--- Start GIVEN DATA ---

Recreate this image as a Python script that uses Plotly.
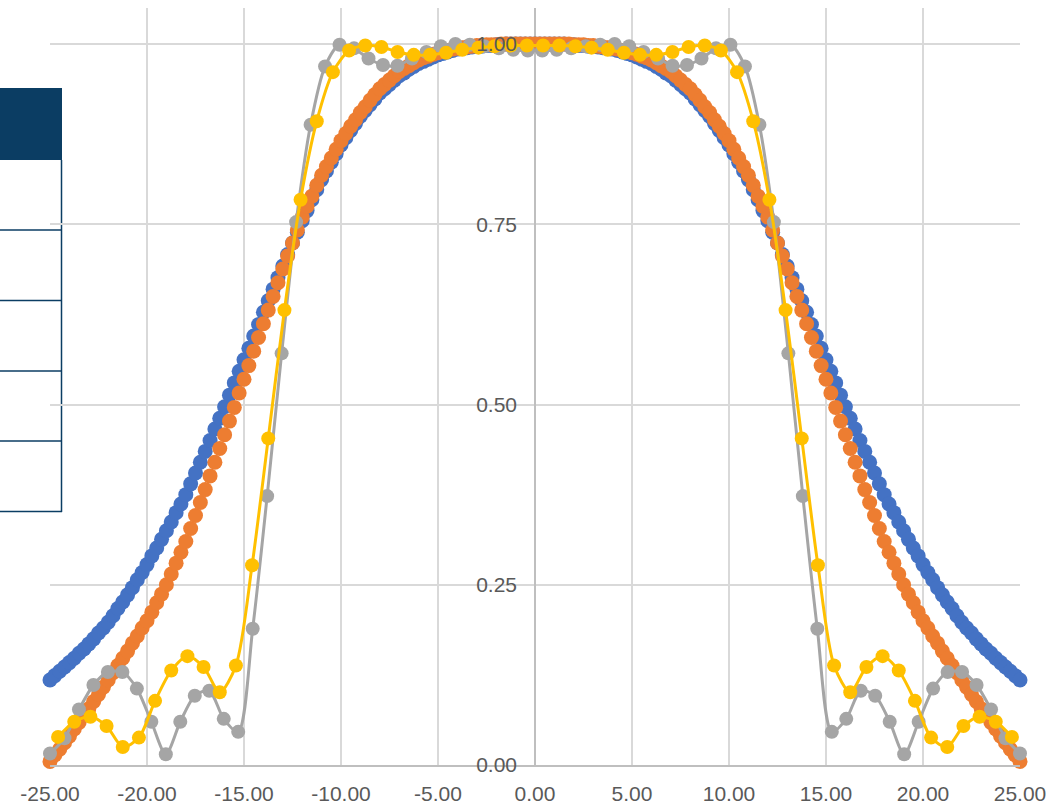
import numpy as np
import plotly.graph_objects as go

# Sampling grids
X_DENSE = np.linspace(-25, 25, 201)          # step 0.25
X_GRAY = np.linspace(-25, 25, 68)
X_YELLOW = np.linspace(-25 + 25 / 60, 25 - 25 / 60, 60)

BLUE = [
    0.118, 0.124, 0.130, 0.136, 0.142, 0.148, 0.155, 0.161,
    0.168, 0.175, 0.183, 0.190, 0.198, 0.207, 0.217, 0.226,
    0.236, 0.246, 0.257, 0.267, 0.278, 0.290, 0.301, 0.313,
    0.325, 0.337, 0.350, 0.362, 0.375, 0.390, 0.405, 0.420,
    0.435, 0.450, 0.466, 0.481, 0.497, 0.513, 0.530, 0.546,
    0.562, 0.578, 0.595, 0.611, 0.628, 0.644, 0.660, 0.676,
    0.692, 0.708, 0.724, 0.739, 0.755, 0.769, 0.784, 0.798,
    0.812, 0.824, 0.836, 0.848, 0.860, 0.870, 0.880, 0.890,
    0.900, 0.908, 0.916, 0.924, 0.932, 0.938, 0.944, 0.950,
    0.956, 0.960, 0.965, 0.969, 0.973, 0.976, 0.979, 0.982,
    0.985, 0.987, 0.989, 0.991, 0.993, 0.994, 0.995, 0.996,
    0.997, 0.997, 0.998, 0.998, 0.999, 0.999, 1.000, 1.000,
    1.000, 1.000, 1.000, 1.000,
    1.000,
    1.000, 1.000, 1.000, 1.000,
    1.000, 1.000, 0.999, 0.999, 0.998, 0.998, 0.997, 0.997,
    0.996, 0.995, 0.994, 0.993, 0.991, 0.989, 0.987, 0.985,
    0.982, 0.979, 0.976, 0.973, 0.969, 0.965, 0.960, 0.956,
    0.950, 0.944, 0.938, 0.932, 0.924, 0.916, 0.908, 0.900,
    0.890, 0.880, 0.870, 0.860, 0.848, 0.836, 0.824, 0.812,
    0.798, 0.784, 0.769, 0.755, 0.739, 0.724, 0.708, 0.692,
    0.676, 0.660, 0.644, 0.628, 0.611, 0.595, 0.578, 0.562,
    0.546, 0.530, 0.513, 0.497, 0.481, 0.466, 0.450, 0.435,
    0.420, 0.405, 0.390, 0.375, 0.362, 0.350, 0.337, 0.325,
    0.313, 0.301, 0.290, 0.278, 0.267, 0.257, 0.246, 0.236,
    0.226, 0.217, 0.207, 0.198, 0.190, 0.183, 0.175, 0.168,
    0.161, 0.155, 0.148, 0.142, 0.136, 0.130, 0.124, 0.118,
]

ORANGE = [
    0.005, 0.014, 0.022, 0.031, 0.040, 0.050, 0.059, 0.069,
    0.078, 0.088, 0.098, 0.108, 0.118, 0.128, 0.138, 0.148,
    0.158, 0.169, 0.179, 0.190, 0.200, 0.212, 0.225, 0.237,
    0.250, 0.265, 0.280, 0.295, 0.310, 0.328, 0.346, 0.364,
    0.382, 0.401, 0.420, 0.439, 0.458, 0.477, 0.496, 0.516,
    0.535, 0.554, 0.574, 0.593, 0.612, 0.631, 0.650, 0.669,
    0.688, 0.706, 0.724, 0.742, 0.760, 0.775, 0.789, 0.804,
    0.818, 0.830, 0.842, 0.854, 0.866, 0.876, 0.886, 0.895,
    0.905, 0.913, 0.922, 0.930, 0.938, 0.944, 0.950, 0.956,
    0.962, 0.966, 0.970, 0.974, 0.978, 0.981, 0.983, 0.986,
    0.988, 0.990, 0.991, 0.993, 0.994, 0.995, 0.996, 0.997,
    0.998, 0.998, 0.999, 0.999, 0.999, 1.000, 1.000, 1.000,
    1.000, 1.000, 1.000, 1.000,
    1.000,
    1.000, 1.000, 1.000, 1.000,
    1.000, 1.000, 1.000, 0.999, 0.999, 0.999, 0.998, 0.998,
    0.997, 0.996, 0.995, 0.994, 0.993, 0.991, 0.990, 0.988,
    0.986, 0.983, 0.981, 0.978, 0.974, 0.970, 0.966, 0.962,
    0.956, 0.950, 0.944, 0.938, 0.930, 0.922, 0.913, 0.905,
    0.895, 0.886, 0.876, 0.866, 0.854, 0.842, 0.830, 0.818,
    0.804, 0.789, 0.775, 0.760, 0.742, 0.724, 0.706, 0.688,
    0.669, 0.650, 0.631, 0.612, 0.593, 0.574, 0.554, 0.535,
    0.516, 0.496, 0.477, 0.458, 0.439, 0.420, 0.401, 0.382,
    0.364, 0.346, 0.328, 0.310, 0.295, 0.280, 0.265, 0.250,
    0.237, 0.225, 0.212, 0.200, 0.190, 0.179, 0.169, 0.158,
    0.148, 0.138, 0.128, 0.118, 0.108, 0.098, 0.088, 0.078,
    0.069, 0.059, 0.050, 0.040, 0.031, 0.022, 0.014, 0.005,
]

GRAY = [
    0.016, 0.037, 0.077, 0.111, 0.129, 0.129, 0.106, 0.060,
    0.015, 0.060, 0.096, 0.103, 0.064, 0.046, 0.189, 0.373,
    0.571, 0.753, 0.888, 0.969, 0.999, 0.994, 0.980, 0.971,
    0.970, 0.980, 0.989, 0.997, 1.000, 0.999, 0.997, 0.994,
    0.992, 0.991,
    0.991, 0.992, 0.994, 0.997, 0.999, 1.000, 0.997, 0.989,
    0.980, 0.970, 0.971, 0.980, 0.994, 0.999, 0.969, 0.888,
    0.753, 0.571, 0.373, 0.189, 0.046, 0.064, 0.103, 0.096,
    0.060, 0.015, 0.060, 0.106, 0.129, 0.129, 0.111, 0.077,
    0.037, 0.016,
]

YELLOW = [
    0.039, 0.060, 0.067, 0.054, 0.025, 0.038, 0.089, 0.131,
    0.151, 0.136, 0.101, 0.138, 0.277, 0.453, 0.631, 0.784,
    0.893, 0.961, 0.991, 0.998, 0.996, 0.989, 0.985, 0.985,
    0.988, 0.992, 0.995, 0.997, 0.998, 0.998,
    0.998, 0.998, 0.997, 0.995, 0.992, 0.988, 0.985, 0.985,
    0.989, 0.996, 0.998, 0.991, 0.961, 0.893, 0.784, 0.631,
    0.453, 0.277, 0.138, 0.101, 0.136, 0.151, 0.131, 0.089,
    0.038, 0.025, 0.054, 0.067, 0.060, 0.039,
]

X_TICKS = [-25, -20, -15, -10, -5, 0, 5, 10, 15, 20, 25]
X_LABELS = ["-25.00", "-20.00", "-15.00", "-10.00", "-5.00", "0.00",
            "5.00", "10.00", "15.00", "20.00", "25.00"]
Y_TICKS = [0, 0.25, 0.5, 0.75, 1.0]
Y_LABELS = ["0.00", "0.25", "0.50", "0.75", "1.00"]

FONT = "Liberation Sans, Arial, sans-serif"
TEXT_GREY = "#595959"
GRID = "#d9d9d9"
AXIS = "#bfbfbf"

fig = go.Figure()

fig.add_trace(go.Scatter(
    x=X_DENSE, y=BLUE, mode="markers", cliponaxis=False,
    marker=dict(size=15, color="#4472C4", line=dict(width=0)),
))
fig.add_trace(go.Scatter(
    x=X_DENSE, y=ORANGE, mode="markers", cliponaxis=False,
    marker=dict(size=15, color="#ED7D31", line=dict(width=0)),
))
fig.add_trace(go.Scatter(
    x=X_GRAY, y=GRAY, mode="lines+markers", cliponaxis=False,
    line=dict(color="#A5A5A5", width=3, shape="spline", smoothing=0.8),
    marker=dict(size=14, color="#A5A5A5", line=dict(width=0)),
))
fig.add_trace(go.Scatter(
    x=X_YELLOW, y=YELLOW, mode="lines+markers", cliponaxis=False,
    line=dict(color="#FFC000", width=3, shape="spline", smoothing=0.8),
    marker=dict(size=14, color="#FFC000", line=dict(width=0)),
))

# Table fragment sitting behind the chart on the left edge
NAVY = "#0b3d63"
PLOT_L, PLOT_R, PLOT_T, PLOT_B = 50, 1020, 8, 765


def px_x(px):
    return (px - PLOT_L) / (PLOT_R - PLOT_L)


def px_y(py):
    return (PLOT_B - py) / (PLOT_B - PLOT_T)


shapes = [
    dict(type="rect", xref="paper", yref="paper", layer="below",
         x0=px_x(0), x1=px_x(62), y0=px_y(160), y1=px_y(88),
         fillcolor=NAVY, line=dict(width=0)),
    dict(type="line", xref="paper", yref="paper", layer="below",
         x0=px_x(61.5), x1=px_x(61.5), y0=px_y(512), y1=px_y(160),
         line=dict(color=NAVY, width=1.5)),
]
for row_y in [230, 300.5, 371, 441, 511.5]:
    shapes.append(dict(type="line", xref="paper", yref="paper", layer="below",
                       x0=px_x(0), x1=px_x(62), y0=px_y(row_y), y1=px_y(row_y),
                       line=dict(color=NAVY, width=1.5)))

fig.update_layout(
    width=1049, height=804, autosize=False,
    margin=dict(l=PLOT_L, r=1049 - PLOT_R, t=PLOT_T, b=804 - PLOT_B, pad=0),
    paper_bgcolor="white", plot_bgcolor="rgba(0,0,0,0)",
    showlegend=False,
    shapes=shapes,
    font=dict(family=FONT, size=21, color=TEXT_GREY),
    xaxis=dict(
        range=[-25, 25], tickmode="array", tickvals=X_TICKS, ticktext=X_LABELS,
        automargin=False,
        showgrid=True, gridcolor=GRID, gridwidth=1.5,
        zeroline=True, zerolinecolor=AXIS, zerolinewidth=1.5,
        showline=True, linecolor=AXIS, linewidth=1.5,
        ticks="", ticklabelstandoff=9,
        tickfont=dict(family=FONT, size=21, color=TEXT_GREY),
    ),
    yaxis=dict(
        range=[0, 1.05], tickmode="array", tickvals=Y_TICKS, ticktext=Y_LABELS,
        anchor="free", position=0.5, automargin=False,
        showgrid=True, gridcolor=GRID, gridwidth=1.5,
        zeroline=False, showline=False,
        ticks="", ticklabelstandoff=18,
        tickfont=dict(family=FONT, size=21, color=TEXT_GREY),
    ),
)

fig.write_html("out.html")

--- End GIVEN DATA ---

- _STATED GOAL_: Repeat exactly and only the lines from the start of the data above through the line that holds "X_YELLOW = np.linspace(-25", inclusive. Pictures do not belong in the copy.

- _THE ANSWER_:
Recreate this image as a Python script that uses Plotly.
import numpy as np
import plotly.graph_objects as go

# Sampling grids
X_DENSE = np.linspace(-25, 25, 201)          # step 0.25
X_GRAY = np.linspace(-25, 25, 68)
X_YELLOW = np.linspace(-25 + 25 / 60, 25 - 25 / 60, 60)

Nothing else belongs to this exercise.